Click to See Complete Forum and Search --> : Application of Multithreading


Kaikyro
September 15th, 2011, 06:08 AM
Hey guys, I'm looking for some high level advice,

I'm heading up development on an existing specialist in-memory database. One of the things we are looking into for improving concurrent performance is making the user requests execute on separate threads, the biggest problem here is (the typical database problem) that they all will only ever access the same set of data objects.

The core objects form a tree format, all containers used do not sort the objects and store pointers to the child objects which in turn store pointers to their children objects - This prevents any kind of object re-ordering in memory which some stl containers do (according to my limited understanding).

I understand the multithreading basics but almost all samples and tutorials use threads to execute isolated tasks which from my understanding will only be partially relevant in that I will create a worker class but I need to focus on the most efficient way to share these complex data structures to readers and writer threads.

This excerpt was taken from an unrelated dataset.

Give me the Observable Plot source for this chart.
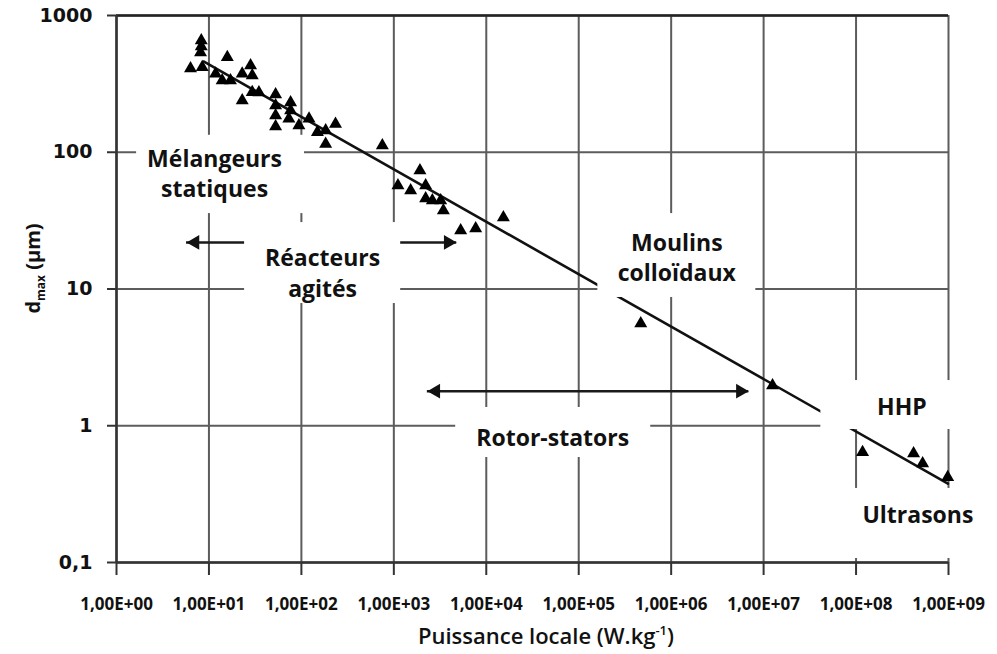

How I'm presently planning on approaching this is by adding a semaphore counter on each tree leaf in the data structure so I can lock a tree branch from that point onwards (through subsequent branches) for a write operation (building the branches and data value at the end). But I still need to learn exactly how this would work.

Can anyone provide some high level advice for where I'm at presently in the design stage? I'm looking for a nudge in the right direction and as the whole application has already been developed without forethought for multithreading it will be quite a hard task as I understand it.

Edit: I should add that we use Visual Studios 2008 with the Intel C++ compiler and will be looking at using Intel Threading Building Blocks for their thread-safe containers.

D_Drmmr
September 16th, 2011, 02:37 AM
Can anyone provide some high level advice for where I'm at presently in the design stage? I'm looking for a nudge in the right direction and as the whole application has already been developed without forethought for multithreading it will be quite a hard task as I understand it.

I'd say you're at the beginning. If you want to harness the power of multi-threading, you'll have to come up with a solid design for it. Adding worker threads in an inherently single-threaded design is likely not rewarding.

What you need to do is identify what tasks need to be executed, which tasks are independent (i.e. can be executed in parallel) and which tasks need to be synchronized in some way. I guess the identification of tasks is pretty straightforward in this case: all queries to the database. Which tasks are independent will depend on the structure of the database.

The next step would be to figure out how to synchronize dependent tasks. Possibly you can achieve this within your data structure (e.g. locking nodes in the tree), but it may be better to design and implement a task scheduler. A well designed scheduler is the key to maximizing the scalability of your application, i.e. to maximize the total use of the available processing power. Also, if your scheduler is designed well, it will greatly reduce the need for low-level synchronization using mutexes etc.

Igor Vartanov
September 25th, 2011, 01:20 AM
It's needed to be said, in case the developed database engine is relational one. With multithreading and therefore, multiple access to the same data another problem emerges, sooner or later. It's record/object data consistency, visibility of the changes in transactions, etc. Neither multithreading nor scheduler solves the issue. The simplest approach is locking tables/records/objects, but this diminishes the effect of multithreading while multiple clients intensively operate on the same record/object set.